■ **THE EXERCISE**: Repeat the listing exactly as given, omitting every image.

■ **COLLECTED MATERIAL**:
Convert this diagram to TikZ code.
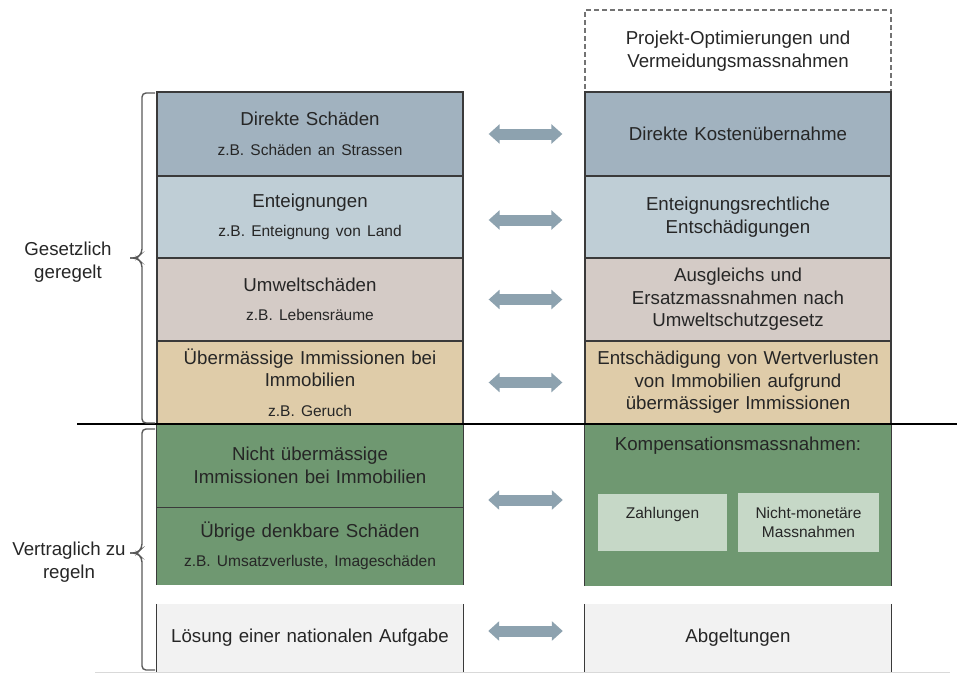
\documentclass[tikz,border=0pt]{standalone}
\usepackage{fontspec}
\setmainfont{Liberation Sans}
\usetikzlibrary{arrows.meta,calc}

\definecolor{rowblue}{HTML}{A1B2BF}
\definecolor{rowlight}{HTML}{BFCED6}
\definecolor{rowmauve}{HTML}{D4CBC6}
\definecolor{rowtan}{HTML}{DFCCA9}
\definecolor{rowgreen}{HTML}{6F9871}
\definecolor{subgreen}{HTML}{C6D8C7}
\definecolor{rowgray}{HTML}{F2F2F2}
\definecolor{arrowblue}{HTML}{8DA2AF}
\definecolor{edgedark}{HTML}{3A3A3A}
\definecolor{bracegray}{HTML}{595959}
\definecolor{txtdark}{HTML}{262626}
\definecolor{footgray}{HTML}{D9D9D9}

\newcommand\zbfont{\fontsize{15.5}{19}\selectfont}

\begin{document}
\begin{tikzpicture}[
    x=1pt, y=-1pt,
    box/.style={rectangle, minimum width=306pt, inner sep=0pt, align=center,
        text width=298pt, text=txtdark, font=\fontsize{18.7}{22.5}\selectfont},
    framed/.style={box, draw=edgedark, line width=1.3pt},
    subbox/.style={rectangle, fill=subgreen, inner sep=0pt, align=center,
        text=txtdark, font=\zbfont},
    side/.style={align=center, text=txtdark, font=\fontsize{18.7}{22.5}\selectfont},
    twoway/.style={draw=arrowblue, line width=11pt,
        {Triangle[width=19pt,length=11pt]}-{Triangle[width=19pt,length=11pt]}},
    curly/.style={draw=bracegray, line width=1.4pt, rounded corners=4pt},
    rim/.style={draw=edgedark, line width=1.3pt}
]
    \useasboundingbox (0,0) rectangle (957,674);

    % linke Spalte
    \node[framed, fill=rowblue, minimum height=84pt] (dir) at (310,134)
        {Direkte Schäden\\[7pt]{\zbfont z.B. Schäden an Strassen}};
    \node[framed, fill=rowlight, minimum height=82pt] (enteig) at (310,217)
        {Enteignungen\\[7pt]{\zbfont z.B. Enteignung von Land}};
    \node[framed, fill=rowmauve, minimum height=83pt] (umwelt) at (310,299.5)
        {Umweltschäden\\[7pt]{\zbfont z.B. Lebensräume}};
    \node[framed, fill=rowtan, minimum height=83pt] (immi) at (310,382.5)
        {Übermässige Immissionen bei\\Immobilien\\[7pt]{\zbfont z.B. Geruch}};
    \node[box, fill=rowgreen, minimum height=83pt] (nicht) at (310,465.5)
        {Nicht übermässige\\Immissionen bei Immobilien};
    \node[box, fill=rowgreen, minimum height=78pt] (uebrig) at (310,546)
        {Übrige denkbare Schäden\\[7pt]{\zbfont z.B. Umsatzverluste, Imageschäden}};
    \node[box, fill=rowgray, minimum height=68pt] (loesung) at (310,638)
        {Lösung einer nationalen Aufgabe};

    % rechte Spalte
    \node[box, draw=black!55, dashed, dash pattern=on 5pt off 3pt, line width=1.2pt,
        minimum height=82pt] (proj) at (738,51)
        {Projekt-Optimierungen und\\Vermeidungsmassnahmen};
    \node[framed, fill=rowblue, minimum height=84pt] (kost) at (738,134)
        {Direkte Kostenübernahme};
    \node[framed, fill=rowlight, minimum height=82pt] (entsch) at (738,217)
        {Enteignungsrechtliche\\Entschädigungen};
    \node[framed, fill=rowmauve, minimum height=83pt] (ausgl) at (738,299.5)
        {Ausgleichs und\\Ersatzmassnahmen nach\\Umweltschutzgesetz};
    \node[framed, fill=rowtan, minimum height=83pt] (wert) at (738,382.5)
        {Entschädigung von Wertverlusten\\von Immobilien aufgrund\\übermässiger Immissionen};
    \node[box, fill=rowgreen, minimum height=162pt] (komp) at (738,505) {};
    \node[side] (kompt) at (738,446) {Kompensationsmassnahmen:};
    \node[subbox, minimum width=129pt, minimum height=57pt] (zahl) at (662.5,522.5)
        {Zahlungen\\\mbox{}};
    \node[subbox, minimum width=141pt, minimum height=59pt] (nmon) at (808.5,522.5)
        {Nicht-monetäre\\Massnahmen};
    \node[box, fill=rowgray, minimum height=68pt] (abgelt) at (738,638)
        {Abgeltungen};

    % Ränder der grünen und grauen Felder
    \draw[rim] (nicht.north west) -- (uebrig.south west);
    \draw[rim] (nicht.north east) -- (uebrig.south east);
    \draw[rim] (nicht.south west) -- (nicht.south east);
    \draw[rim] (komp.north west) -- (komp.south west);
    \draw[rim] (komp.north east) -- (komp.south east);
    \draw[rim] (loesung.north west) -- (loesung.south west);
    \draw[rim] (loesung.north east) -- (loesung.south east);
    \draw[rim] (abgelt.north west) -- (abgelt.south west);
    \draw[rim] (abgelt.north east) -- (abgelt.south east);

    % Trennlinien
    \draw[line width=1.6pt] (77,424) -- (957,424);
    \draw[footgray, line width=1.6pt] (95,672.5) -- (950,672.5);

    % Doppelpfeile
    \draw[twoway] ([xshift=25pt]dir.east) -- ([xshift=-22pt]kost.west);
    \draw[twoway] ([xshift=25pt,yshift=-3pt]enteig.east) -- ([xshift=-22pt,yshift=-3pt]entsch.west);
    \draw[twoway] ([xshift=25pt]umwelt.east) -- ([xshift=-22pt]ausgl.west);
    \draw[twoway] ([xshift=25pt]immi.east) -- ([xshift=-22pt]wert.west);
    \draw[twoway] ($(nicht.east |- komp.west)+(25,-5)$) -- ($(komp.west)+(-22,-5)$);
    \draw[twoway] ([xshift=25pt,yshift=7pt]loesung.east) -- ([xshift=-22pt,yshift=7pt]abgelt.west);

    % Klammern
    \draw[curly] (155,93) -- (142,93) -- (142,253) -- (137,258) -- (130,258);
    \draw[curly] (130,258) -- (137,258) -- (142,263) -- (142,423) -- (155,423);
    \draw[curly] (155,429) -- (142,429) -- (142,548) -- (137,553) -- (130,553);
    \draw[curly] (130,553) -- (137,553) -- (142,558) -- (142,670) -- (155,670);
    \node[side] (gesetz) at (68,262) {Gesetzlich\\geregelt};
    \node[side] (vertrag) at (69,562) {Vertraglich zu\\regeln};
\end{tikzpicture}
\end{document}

■ **TASK RESULT**:
Convert this diagram to TikZ code.
\documentclass[tikz,border=0pt]{standalone}
\usepackage{fontspec}
\setmainfont{Liberation Sans}
\usetikzlibrary{arrows.meta,calc}

\definecolor{rowblue}{HTML}{A1B2BF}
\definecolor{rowlight}{HTML}{BFCED6}
\definecolor{rowmauve}{HTML}{D4CBC6}
\definecolor{rowtan}{HTML}{DFCCA9}
\definecolor{rowgreen}{HTML}{6F9871}
\definecolor{subgreen}{HTML}{C6D8C7}
\definecolor{rowgray}{HTML}{F2F2F2}
\definecolor{arrowblue}{HTML}{8DA2AF}
\definecolor{edgedark}{HTML}{3A3A3A}
\definecolor{bracegray}{HTML}{595959}
\definecolor{txtdark}{HTML}{262626}
\definecolor{footgray}{HTML}{D9D9D9}

\newcommand\zbfont{\fontsize{15.5}{19}\selectfont}

\begin{document}
\begin{tikzpicture}[
    x=1pt, y=-1pt,
    box/.style={rectangle, minimum width=306pt, inner sep=0pt, align=center,
        text width=298pt, text=txtdark, font=\fontsize{18.7}{22.5}\selectfont},
    framed/.style={box, draw=edgedark, line width=1.3pt},
    subbox/.style={rectangle, fill=subgreen, inner sep=0pt, align=center,
        text=txtdark, font=\zbfont},
    side/.style={align=center, text=txtdark, font=\fontsize{18.7}{22.5}\selectfont},
    twoway/.style={draw=arrowblue, line width=11pt,
        {Triangle[width=19pt,length=11pt]}-{Triangle[width=19pt,length=11pt]}},
    curly/.style={draw=bracegray, line width=1.4pt, rounded corners=4pt},
    rim/.style={draw=edgedark, line width=1.3pt}
]
    \useasboundingbox (0,0) rectangle (957,674);

    % linke Spalte
    \node[framed, fill=rowblue, minimum height=84pt] (dir) at (310,134)
        {Direkte Schäden\\[7pt]{\zbfont z.B. Schäden an Strassen}};
    \node[framed, fill=rowlight, minimum height=82pt] (enteig) at (310,217)
        {Enteignungen\\[7pt]{\zbfont z.B. Enteignung von Land}};
    \node[framed, fill=rowmauve, minimum height=83pt] (umwelt) at (310,299.5)
        {Umweltschäden\\[7pt]{\zbfont z.B. Lebensräume}};
    \node[framed, fill=rowtan, minimum height=83pt] (immi) at (310,382.5)
        {Übermässige Immissionen bei\\Immobilien\\[7pt]{\zbfont z.B. Geruch}};
    \node[box, fill=rowgreen, minimum height=83pt] (nicht) at (310,465.5)
        {Nicht übermässige\\Immissionen bei Immobilien};
    \node[box, fill=rowgreen, minimum height=78pt] (uebrig) at (310,546)
        {Übrige denkbare Schäden\\[7pt]{\zbfont z.B. Umsatzverluste, Imageschäden}};
    \node[box, fill=rowgray, minimum height=68pt] (loesung) at (310,638)
        {Lösung einer nationalen Aufgabe};

    % rechte Spalte
    \node[box, draw=black!55, dashed, dash pattern=on 5pt off 3pt, line width=1.2pt,
        minimum height=82pt] (proj) at (738,51)
        {Projekt-Optimierungen und\\Vermeidungsmassnahmen};
    \node[framed, fill=rowblue, minimum height=84pt] (kost) at (738,134)
        {Direkte Kostenübernahme};
    \node[framed, fill=rowlight, minimum height=82pt] (entsch) at (738,217)
        {Enteignungsrechtliche\\Entschädigungen};
    \node[framed, fill=rowmauve, minimum height=83pt] (ausgl) at (738,299.5)
        {Ausgleichs und\\Ersatzmassnahmen nach\\Umweltschutzgesetz};
    \node[framed, fill=rowtan, minimum height=83pt] (wert) at (738,382.5)
        {Entschädigung von Wertverlusten\\von Immobilien aufgrund\\übermässiger Immissionen};
    \node[box, fill=rowgreen, minimum height=162pt] (komp) at (738,505) {};
    \node[side] (kompt) at (738,446) {Kompensationsmassnahmen:};
    \node[subbox, minimum width=129pt, minimum height=57pt] (zahl) at (662.5,522.5)
        {Zahlungen\\\mbox{}};
    \node[subbox, minimum width=141pt, minimum height=59pt] (nmon) at (808.5,522.5)
        {Nicht-monetäre\\Massnahmen};
    \node[box, fill=rowgray, minimum height=68pt] (abgelt) at (738,638)
        {Abgeltungen};

    % Ränder der grünen und grauen Felder
    \draw[rim] (nicht.north west) -- (uebrig.south west);
    \draw[rim] (nicht.north east) -- (uebrig.south east);
    \draw[rim] (nicht.south west) -- (nicht.south east);
    \draw[rim] (komp.north west) -- (komp.south west);
    \draw[rim] (komp.north east) -- (komp.south east);
    \draw[rim] (loesung.north west) -- (loesung.south west);
    \draw[rim] (loesung.north east) -- (loesung.south east);
    \draw[rim] (abgelt.north west) -- (abgelt.south west);
    \draw[rim] (abgelt.north east) -- (abgelt.south east);

    % Trennlinien
    \draw[line width=1.6pt] (77,424) -- (957,424);
    \draw[footgray, line width=1.6pt] (95,672.5) -- (950,672.5);

    % Doppelpfeile
    \draw[twoway] ([xshift=25pt]dir.east) -- ([xshift=-22pt]kost.west);
    \draw[twoway] ([xshift=25pt,yshift=-3pt]enteig.east) -- ([xshift=-22pt,yshift=-3pt]entsch.west);
    \draw[twoway] ([xshift=25pt]umwelt.east) -- ([xshift=-22pt]ausgl.west);
    \draw[twoway] ([xshift=25pt]immi.east) -- ([xshift=-22pt]wert.west);
    \draw[twoway] ($(nicht.east |- komp.west)+(25,-5)$) -- ($(komp.west)+(-22,-5)$);
    \draw[twoway] ([xshift=25pt,yshift=7pt]loesung.east) -- ([xshift=-22pt,yshift=7pt]abgelt.west);

    % Klammern
    \draw[curly] (155,93) -- (142,93) -- (142,253) -- (137,258) -- (130,258);
    \draw[curly] (130,258) -- (137,258) -- (142,263) -- (142,423) -- (155,423);
    \draw[curly] (155,429) -- (142,429) -- (142,548) -- (137,553) -- (130,553);
    \draw[curly] (130,553) -- (137,553) -- (142,558) -- (142,670) -- (155,670);
    \node[side] (gesetz) at (68,262) {Gesetzlich\\geregelt};
    \node[side] (vertrag) at (69,562) {Vertraglich zu\\regeln};
\end{tikzpicture}
\end{document}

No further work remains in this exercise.